After decades of strict secularism, the reemergence of political Islam in Turkish politics has caused many to believe that Turkey's gaze has shifting eastward. Yet, unlike other Islamist movements that centered solely on the Koran, Gareth Jenkins attributed the rise of political Islam in Turkey to the return of the unique identity, values and traditions of rural Turkey which have penetrated the political mainstream.

Since the early Ottoman Empire, people living in the countryside held a combination of beliefs, which included elements of Orthodox Islam mixed with Christian and pre-Christian faiths. Most historians agree that after the conquest of Istanbul, Islamic scholars began to dominate the political class in urban centers and the Ottoman Empire began to resemble an Orthodox Islamic state. Jenkins challenged the commonly held belief that Orthodox Islam was practiced uniformly throughout the empire. Rather, most of the population was rural and illiterate, and followed a more syncretic form of Islam.
The 19th Century Ottoman elite sought to build a modern state that would be compatible with its western neighbors. However, the onset of World War I forced the Ottomans to fight against foreign occupation by the allied powers Greece, Britain and France. This fight for independence launched a Turkish nationalist movement that, Jenkins argues, was actually a Muslim movement until it was "hijacked" by Mustafa Kemal (Ataturk).

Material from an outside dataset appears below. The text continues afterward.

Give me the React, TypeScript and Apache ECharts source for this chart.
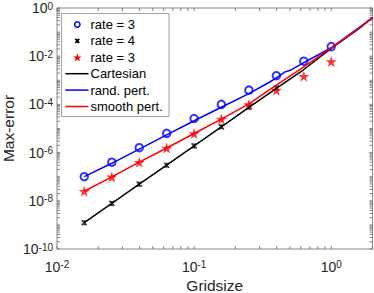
import React, { useEffect, useRef } from 'react';
import * as echarts from 'echarts';

// ---- data ----
const gridsize = [0.0158, 0.0251, 0.0398, 0.0631, 0.1, 0.158, 0.251, 0.398, 0.631, 1.0];
const rate3Circles = [1.0e-7, 4.0e-7, 1.6e-6, 6.3e-6, 2.6e-5, 1.0e-4, 3.9e-4, 1.55e-3, 6.2e-3, 2.5e-2];
const rate4Crosses = [1.23e-9, 7.8e-9, 4.9e-8, 3.0e-7, 1.9e-6, 1.17e-5, 7.6e-5, 4.8e-4];
const rate3Stars = [2.5e-8, 9.8e-8, 4.0e-7, 1.55e-6, 6.2e-6, 2.45e-5, 9.8e-5, 3.9e-4, 1.48e-3, 6.0e-3];

const lineGrid = [0.0158, 0.0251, 0.0398, 0.0631, 0.1, 0.158, 0.251, 0.398, 0.631, 1.0, 1.585, 2.0];
const cartesian = [1.23e-9, 7.8e-9, 4.9e-8, 3.0e-7, 1.9e-6, 1.17e-5, 7.6e-5, 4.6e-4, 2.8e-3, 2.1e-2, 0.135, 0.4];
const smoothPert = [2.5e-8, 9.8e-8, 4.0e-7, 1.55e-6, 6.2e-6, 2.45e-5, 1.05e-4, 6.3e-4, 3.6e-3, 2.2e-2, 0.141, 0.4];
const randGrid = [0.0158, 0.0251, 0.0398, 0.0631, 0.1, 0.158, 0.251, 0.359, 0.398, 0.461, 0.502, 0.631, 1.0, 1.585, 2.0];
const randPert = [1.0e-7, 3.6e-7, 1.4e-6, 5.4e-6, 2.1e-5, 7.6e-5, 2.8e-4, 8.7e-4, 1.26e-3, 2.24e-3, 2.6e-3, 5.4e-3, 2.24e-2, 0.151, 0.4];

const legendLabels = ['rate = 3', 'rate = 4', 'rate = 3', 'Cartesian', 'rand. pert.', 'smooth pert.'];
const legendKinds = ['circle', 'cross', 'star', 'line', 'line', 'line'];
const legendColors = ['#0000ff', '#000000', '#ff0000', '#000000', '#0000ff', '#ff0000'];

const X_MIN = 0.01;
const X_MAX = 2;
const Y_MIN = 1e-10;
const Y_MAX = 1;
const xMajor = [0.01, 0.1, 1];
const yMajor = [1e-10, 1e-8, 1e-6, 1e-4, 1e-2, 1];

const FONT = '"Liberation Sans", Arial, Helvetica, sans-serif';
const TXT = '#262626';
const STAR = 'path://M50,0L61.2,34.5L97.6,34.5L68.2,55.9L79.4,90.5L50,69.1L20.6,90.5L31.8,55.9L2.4,34.5L38.8,34.5Z';
const CROSS = 'path://M0,0M16,16M4,4L12,12M12,4L4,12M8,4L8,12';

const zip = (xs: number[], ys: number[]) => ys.map((y, i) => [xs[i], y]);

const powLabel = (v: number) => {
  const e = Math.log10(v);
  const r = Math.round(e);
  if (Math.abs(e - r) > 1e-6) return '';
  return `{b|10}{s|${r}}`;
};

const rich = {
  b: { fontSize: 14, fontFamily: FONT, color: TXT, lineHeight: 14, padding: [4, 0, 0, 0], verticalAlign: 'bottom' },
  s: { fontSize: 10, fontFamily: FONT, color: TXT, lineHeight: 10, verticalAlign: 'top' },
};

function buildTicks() {
  const out: number[][] = [];
  // kind: 0 bottom, 1 top, 2 left, 3 right
  for (const v of xMajor) {
    out.push([v, Y_MIN, 0, 3.2]);
    out.push([v, Y_MAX, 1, 3.2]);
  }
  for (const d of [0.01, 0.1, 1]) {
    for (let k = 2; k <= 9; k++) {
      const v = d * k;
      if (v <= X_MAX + 1e-9) {
        out.push([v, Y_MIN, 0, 3]);
        out.push([v, Y_MAX, 1, 3]);
      }
    }
  }
  for (const v of yMajor) {
    out.push([X_MIN, v, 2, 3.2]);
    out.push([X_MAX, v, 3, 3.2]);
  }
  for (let e = -10; e < 0; e++) {
    for (let k = 1; k <= 9; k++) {
      if (k === 1 && e % 2 === 0) continue;
      const v = k * Math.pow(10, e);
      out.push([X_MIN, v, 2, 3]);
      out.push([X_MAX, v, 3, 3]);
    }
  }
  return out;
}

function starPoints(cx: number, cy: number, R: number) {
  const pts: number[][] = [];
  const r = R * 0.382;
  for (let i = 0; i < 10; i++) {
    const a = -Math.PI / 2 + (i * Math.PI) / 5;
    const rr = i % 2 === 0 ? R : r;
    pts.push([cx + rr * Math.cos(a), cy + rr * Math.sin(a)]);
  }
  return pts;
}

function buildLegend() {
  const box = { x: 61.5, y: 13.5, w: 107.5, h: 103 };
  const rowTop = 24.5;
  const rowGap = 16.4;
  const markX = 77.3;
  const textX = 90.5;
  const children: any[] = [
    {
      type: 'rect',
      shape: { x: box.x, y: box.y, width: box.w, height: box.h },
      style: { fill: '#fff', stroke: '#a0a0a0', lineWidth: 1 },
    },
  ];
  legendLabels.forEach((label, i) => {
    const cy = rowTop + i * rowGap;
    const c = legendColors[i];
    const kind = legendKinds[i];
    if (kind === 'circle') {
      children.push({ type: 'circle', shape: { cx: markX, cy, r: 2.7 }, style: { fill: '#fff', stroke: c, lineWidth: 1.5 } });
    } else if (kind === 'cross') {
      children.push({ type: 'line', shape: { x1: markX - 2, y1: cy - 2, x2: markX + 2, y2: cy + 2 }, style: { stroke: c, lineWidth: 1.5 } });
      children.push({ type: 'line', shape: { x1: markX + 2, y1: cy - 2, x2: markX - 2, y2: cy + 2 }, style: { stroke: c, lineWidth: 1.5 } });
      children.push({ type: 'line', shape: { x1: markX, y1: cy - 2, x2: markX, y2: cy + 2 }, style: { stroke: c, lineWidth: 1.2 } });
    } else if (kind === 'star') {
      children.push({ type: 'polygon', shape: { points: starPoints(markX, cy + 0.5, 4.6) }, style: { fill: c } });
    } else {
      children.push({ type: 'line', shape: { x1: 65.3, y1: cy, x2: 88.5, y2: cy }, style: { stroke: c, lineWidth: 1.5 } });
    }
    children.push({
      type: 'text',
      x: textX,
      y: cy,
      style: { text: label, fontSize: 13, fontFamily: FONT, fill: '#000', verticalAlign: 'middle', align: 'left' },
    });
  });
  return [{ type: 'group', z: 100, children }];
}

export default function App() {
  const ref = useRef<HTMLDivElement>(null);
  useEffect(() => {
    const chart = echarts.init(ref.current!, null, { renderer: 'svg' });
    const option: any = {
      animation: false,
      backgroundColor: '#fff',
      grid: {
        left: 57,
        right: 1.5,
        top: 8,
        bottom: 44,
        containLabel: false,
        outerBoundsMode: 'none',
        show: true,
        borderColor: '#8a8a8a',
        borderWidth: 1,
        backgroundColor: 'transparent',
      },
      xAxis: {
        type: 'log',
        logBase: 10,
        min: X_MIN,
        max: X_MAX,
        interval: 1,
        axisLine: { show: false },
        axisTick: { show: false },
        splitLine: { show: false },
        axisLabel: { formatter: powLabel, rich, margin: 10.5, showMaxLabel: false },
        name: 'Gridsize',
        nameLocation: 'middle',
        nameGap: 28,
        nameMoveOverlap: false,
        nameTextStyle: { fontSize: 15.5, fontFamily: FONT, color: TXT },
      },
      yAxis: {
        type: 'log',
        logBase: 10,
        min: Y_MIN,
        max: Y_MAX,
        interval: 2,
        axisLine: { show: false },
        axisTick: { show: false },
        splitLine: { show: false },
        axisLabel: { formatter: powLabel, rich, margin: 4 },
        name: 'Max-error',
        nameLocation: 'middle',
        nameGap: 41,
        nameMoveOverlap: false,
        nameTextStyle: { fontSize: 15.5, fontFamily: FONT, color: TXT },
      },
      graphic: buildLegend(),
      series: [
        {
          type: 'custom',
          name: 'ticks',
          silent: true,
          clip: false,
          z: 1,
          encode: { x: 0, y: 1 },
          data: buildTicks(),
          renderItem: (params: any, api: any) => {
            const p = api.coord([api.value(0), api.value(1)]);
            const k = api.value(2);
            const L = api.value(3);
            let dx = 0;
            let dy = 0;
            if (k === 0) dy = -L;
            else if (k === 1) dy = L;
            else if (k === 2) dx = L;
            else dx = -L;
            return {
              type: 'line',
              shape: { x1: p[0], y1: p[1], x2: p[0] + dx, y2: p[1] + dy },
              style: { stroke: '#6a6a6a', lineWidth: 0.8 },
            };
          },
        },
        {
          type: 'scatter',
          name: 'rate = 3',
          data: zip(gridsize, rate3Circles),
          symbol: 'emptyCircle',
          symbolSize: 7.5,
          itemStyle: { color: '#0000ff', borderColor: '#0000ff', borderWidth: 1.5 },
          z: 3,
        },
        {
          type: 'scatter',
          name: 'rate = 4',
          data: zip(gridsize, rate4Crosses),
          symbol: CROSS,
          symbolSize: 10,
          itemStyle: { color: '#000', borderColor: '#000', borderWidth: 1.6 },
          z: 3,
        },
        {
          type: 'scatter',
          name: 'rate = 3 ',
          data: zip(gridsize, rate3Stars),
          symbol: STAR,
          symbolSize: 11,
          itemStyle: { color: '#ff0000' },
          z: 3,
        },
        {
          type: 'line',
          name: 'Cartesian',
          data: zip(lineGrid, cartesian),
          symbol: 'none',
          showSymbol: false,
          lineStyle: { color: '#000', width: 1.5 },
          itemStyle: { color: '#000' },
          z: 4,
        },
        {
          type: 'line',
          name: 'rand. pert.',
          data: zip(randGrid, randPert),
          symbol: 'none',
          showSymbol: false,
          lineStyle: { color: '#0000ff', width: 1.5 },
          itemStyle: { color: '#0000ff' },
          z: 4,
        },
        {
          type: 'line',
          name: 'smooth pert.',
          data: zip(lineGrid, smoothPert),
          symbol: 'none',
          showSymbol: false,
          lineStyle: { color: '#ff0000', width: 1.5 },
          itemStyle: { color: '#ff0000' },
          z: 4,
        },
      ],
    };
    chart.setOption(option);
    return () => chart.dispose();
  }, []);
  return (
    <div
      ref={ref}
      style={{ position: 'fixed', left: 0, top: 0, width: 374, height: 293, background: '#fff' }}
    />
  );
}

After collecting the remnants of the shattered Ottoman Empire, Mustafa Kemal founded the secular Turkish Republic in 1923. He instituted drastic reforms in hope of building a modern state, focusing on education as the primary instrument for promoting modern European values. His top-down approach of modernization, however, did not pervade all of Turkish society, since Ataturk's initiatives in education were largely limited to the urban elite, according to Jenkins.
As migration from the countryside became more prevalent, a traditional conservative bourgeoisie eventually emerged and began to challenge Kemalist secularist ideals. Thus, the return of political Islam, Jenkins notes, "has not come out of nothing" but coincides with the return of rural values.

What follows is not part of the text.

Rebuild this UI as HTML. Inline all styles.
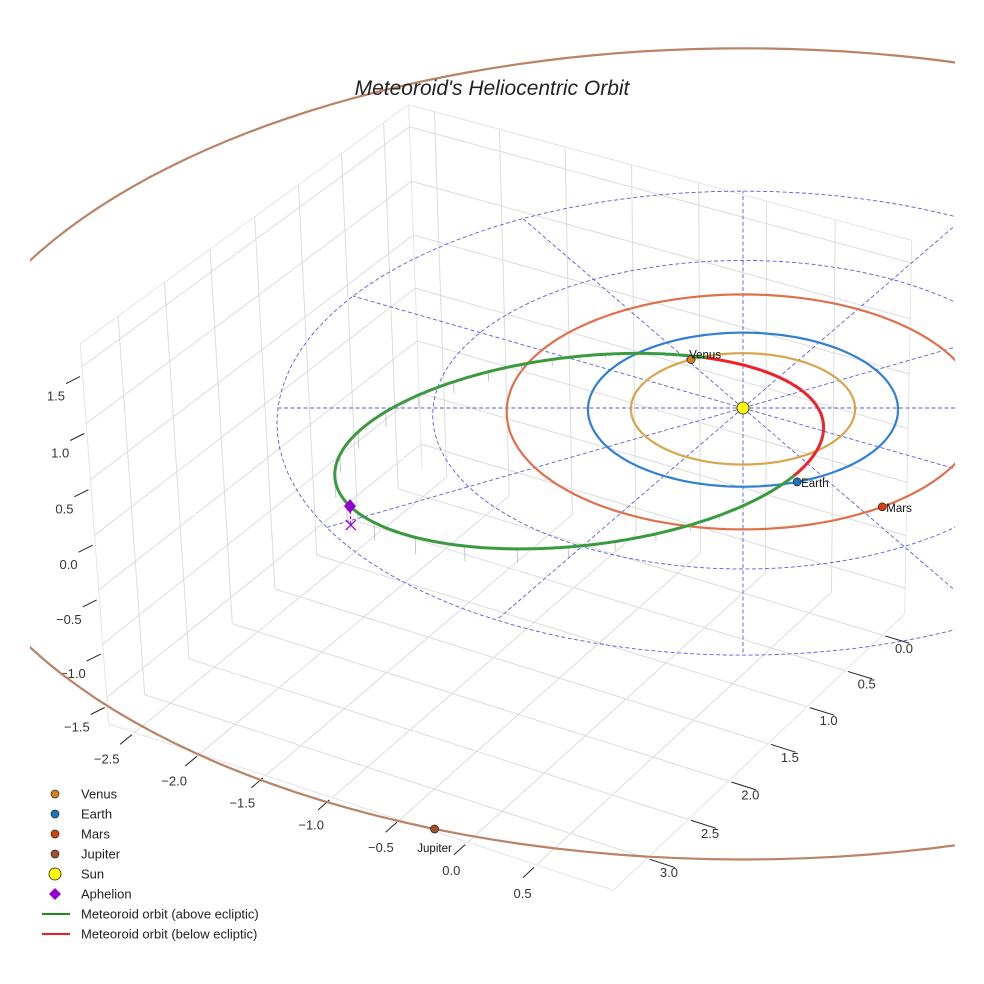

Although Islamic parties have been politically active since 1969 in Turkey, the most successful Islamic party to date has been the Justice and Development Party (AKP). Rooted in the Islamic movement, AKP centered ideology on traditional "folk" Islam, emphasizing the values, traditions and identity that originate in Turkey's rural regions. By highlighting piety and democracy, AKP gained significant electoral strength and garnered 46 percent of the vote in the 2007 elections.

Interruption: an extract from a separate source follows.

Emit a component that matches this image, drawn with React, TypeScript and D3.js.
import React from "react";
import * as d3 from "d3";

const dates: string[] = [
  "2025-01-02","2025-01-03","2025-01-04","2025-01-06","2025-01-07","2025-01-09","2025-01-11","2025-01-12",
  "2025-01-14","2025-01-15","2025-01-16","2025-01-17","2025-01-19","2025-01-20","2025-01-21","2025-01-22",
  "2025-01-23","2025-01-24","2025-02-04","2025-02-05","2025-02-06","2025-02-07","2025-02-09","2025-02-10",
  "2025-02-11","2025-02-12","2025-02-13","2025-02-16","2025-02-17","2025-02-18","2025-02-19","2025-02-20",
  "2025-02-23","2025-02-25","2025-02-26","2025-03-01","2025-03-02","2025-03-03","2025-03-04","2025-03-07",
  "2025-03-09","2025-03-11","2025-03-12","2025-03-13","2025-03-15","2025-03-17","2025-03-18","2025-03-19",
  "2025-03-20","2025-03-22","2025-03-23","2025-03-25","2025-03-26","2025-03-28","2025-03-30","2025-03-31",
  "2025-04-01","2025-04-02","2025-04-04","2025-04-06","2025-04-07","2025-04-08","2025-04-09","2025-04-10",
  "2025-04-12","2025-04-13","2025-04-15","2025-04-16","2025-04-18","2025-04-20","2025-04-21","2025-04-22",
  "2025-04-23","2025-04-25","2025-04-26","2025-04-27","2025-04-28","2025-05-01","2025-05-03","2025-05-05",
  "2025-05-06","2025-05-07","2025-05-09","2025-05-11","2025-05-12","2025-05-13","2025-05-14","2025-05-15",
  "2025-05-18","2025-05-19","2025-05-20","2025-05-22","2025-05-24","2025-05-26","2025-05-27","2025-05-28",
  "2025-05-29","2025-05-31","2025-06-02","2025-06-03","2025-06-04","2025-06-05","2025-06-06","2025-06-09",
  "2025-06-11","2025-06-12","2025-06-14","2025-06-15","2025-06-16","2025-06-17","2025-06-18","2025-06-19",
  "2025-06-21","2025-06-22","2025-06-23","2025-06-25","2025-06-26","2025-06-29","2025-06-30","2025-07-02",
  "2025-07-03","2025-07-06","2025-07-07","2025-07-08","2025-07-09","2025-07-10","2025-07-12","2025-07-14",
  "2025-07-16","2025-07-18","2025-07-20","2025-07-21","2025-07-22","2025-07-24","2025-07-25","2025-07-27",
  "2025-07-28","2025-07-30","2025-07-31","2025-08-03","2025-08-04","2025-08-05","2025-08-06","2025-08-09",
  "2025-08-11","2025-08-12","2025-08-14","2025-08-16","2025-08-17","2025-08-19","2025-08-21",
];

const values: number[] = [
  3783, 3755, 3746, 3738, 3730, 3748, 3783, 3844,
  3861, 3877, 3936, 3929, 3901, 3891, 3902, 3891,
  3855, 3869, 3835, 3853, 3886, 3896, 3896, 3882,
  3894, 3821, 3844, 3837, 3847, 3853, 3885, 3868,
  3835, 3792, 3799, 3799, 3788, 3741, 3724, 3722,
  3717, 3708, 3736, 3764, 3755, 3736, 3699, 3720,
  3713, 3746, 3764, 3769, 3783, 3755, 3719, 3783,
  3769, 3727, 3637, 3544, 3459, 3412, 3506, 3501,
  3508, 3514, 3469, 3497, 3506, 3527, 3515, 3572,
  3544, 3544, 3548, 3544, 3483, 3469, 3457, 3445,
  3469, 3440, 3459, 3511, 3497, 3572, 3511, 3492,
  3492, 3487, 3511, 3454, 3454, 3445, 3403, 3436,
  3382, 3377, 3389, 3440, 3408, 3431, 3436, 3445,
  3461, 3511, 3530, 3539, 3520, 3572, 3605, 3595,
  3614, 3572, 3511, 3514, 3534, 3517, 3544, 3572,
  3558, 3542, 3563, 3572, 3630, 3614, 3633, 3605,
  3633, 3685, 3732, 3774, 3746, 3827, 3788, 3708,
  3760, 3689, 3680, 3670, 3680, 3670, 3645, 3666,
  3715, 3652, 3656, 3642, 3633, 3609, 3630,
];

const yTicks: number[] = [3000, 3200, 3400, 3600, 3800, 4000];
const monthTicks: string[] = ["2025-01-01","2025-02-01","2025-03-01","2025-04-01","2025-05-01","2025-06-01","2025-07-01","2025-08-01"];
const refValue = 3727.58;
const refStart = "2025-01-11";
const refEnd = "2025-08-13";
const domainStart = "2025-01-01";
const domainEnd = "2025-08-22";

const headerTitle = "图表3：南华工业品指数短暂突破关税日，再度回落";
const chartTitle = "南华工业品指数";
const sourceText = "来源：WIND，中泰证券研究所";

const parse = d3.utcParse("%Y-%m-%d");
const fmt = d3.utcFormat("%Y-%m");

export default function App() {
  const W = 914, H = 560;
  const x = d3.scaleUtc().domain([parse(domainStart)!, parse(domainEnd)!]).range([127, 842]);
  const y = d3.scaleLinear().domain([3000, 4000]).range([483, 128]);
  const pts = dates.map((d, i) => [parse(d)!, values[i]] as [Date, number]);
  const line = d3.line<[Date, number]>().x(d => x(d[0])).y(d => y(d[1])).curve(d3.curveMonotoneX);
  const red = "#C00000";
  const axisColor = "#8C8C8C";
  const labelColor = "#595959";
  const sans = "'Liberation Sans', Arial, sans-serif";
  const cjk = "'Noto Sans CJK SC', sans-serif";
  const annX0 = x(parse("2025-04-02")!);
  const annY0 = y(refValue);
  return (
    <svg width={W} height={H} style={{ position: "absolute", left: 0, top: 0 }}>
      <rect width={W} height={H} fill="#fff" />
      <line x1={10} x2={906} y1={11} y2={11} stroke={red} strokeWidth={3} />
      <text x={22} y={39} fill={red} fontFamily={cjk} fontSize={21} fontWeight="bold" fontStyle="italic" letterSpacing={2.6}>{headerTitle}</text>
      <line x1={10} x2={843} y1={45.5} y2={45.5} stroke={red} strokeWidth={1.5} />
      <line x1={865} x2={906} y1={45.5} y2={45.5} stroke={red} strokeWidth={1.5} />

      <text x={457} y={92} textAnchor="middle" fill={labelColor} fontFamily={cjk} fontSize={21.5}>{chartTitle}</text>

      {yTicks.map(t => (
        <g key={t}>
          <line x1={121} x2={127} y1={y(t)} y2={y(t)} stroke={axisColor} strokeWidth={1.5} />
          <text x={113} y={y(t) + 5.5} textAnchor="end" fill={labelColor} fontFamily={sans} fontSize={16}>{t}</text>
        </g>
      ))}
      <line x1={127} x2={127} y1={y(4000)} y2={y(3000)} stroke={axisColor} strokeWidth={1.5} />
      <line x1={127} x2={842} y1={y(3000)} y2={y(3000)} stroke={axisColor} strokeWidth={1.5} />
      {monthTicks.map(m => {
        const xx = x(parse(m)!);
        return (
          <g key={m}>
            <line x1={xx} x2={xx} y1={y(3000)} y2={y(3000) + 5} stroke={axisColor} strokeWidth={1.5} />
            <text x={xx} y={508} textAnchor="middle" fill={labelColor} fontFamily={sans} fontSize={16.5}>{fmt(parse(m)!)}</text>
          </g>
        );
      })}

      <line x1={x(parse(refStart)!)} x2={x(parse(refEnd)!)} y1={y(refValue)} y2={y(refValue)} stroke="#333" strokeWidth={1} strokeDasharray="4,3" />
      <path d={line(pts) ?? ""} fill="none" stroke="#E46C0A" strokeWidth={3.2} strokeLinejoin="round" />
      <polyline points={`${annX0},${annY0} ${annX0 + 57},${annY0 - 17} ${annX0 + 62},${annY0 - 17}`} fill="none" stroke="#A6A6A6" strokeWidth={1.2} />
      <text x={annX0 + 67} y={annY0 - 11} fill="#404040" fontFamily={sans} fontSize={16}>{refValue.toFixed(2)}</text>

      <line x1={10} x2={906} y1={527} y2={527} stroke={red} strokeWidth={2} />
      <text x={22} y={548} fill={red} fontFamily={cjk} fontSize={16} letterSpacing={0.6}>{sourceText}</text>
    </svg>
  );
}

The party's strong attachment to an Islamic identity, Jenkins asserts, has helped Prime Minister Recep Erdogan's government to establish closer ties to the Muslim world. The frequency of visits, the lifting of visa restrictions and the generally friendly exchanges between Muslim countries suggest that Turkey has begun to revitalize its engagement with the east and the south. Jenkins was careful to note that this shift should not be interpreted as a sign that Turkey is shunning the West. Its strong ties with the European Union in particular make it politically and economically impossible for Turkey to shut out the Western world.

Jenkins explained that the rise of AKP is just another chapter in Turkey's long struggle between rural and urban values. Today, Turkey's internal political struggle continues between political Islamists and militant Kemalists. Given that AKP has enjoyed great electoral success without needing to form a coalition, one could surmise that the AK party is ahead in the struggle, for now.